- Theatrical release poster
- Directed by: Robert Stevenson
- Written by: Leopold Atlas (adaptation)
- Screenplay by: Marion Parsonnet
- Based on: Carriage Entrance 1947 novel by Polan Banks
- Produced by: Polan Banks Robert Sparks
- Starring: Robert Mitchum Ava Gardner Melvyn Douglas
- Cinematography: Harry J. Wild
- Edited by: George C. Shrader
- Music by: Friedrich Hollaender
- Distributed by: RKO Pictures
- Release dates: April 11, 1951 (Los Angeles); April 25, 1951 (New York);
- Running time: 70 minutes
- Country: United States
- Language: English
- Box office: $1,150,000 (U.S. rentals)

= My Forbidden Past =

1951 film by Robert Stevenson

My Forbidden Past is a 1951 American historical drama film directed by Robert Stevenson and starring Robert Mitchum and Ava Gardner. The screenplay was written by Marion Parsonnet based on an adaptation by Leopold Atlas of Polan Banks' novel Carriage Entrance.

==Plot==
In 1890s New Orleans, Dr. Mark Lucas wrongly believes that Barbara Beaurevel has refused and betrayed him after they had planned to elope. Mark returns from South America accompanied by Corinne, a woman whom he married for her beauty but not for love, still carrying a grudge against Barbara. Upon learning of Corinne, Barbara is disappointed but is determined to regain Mark's love. Barbara, already having inherited a large sum from her grandmother of ill social repute, bribes her cousin Paul to seduce Corinne and destroy the marriage. The plan results in Corinne's accidental death, with Mark suspected of murder. Barbara, realizing her insidious act at the trial, confesses all.

==Cast==
- Robert Mitchum as Dr. Mark Lucas
- Ava Gardner as Barbara Beaurevel
- Melvyn Douglas as Paul Beaurevel
- Lucile Watson as Aunt Eula Beaurevel
- Janis Carter as Corinne Lucas
- Gordon Oliver as Clay Duchesne
- Basil Ruysdael as Dean Cazzley
- Clarence Muse as Pompey
- Walter Kingsford as Coroner
- Jack Briggs as Cousin Philippe
- Will Wright as Luther Toplady

==Production==
The film was to star Ann Sheridan, whose RKO Pictures contract permitted her to approve her costar. The studio claimed that she refused all of the names that were presented to her and terminated the contract, replacing her with Ava Gardner. Sheridan, who was to have been paid $150,000 and 10% of the film's net profits, sued RKO for $350,000, and the case ended in a February 1951 jury verdict awarding her $55,162, the minimum amount that she would have earned for the production plus $5,162 for costs. Sheridan claimed to have suggested Robert Mitchum for the male lead but that the studio did not present his name for her approval.
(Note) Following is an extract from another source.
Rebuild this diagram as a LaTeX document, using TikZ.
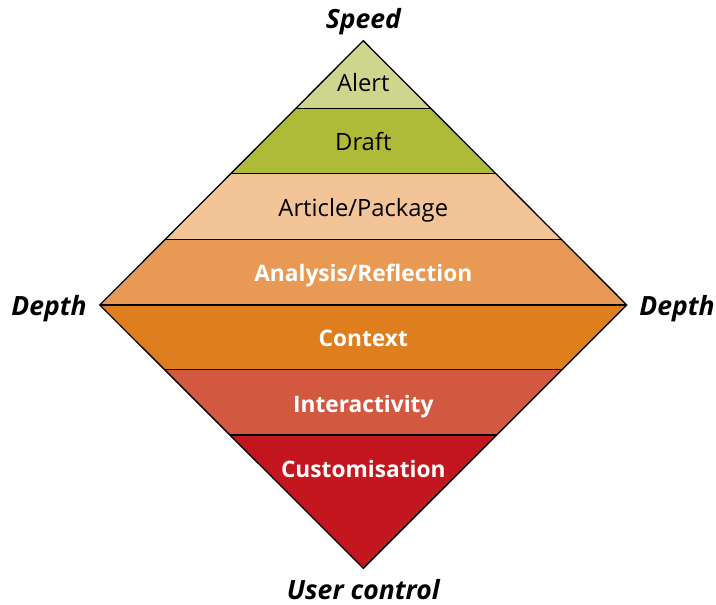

Nicholas Ray was originally assigned to direct, but he preferred the In a Lonely Place project and was reassigned to it. Robert Stevenson expressed a desire to direct the film and replaced Ray. The film was slated to begin production in August 1951 but was delayed until October because of Sheridan's dismissal. Filming wrapped by mid-November. Throughout production, the film's working title was Carriage Entrance, but it was changed to My Forbidden Past shortly before its release.

==Reception==
In a contemporary review for The New York Times, critic A. H. Weiler called the film "a cloyingly saccharine saga" and wrote: "The principals are properly picturesque in period costumes, but the lines they speak as well as their troubled romances are obvious and often dreary affairs. ... Ava Gardner, who plays the lovelorn Barbara, is quite fetching in the décolleté gowns of the era although her portrayal of that harried lady cannot be listed as the best of her professional career. As the Yankee 'germ detective,' Robert Mitchum's characterization is somewhat wooden."

The film recorded a loss of $700,000.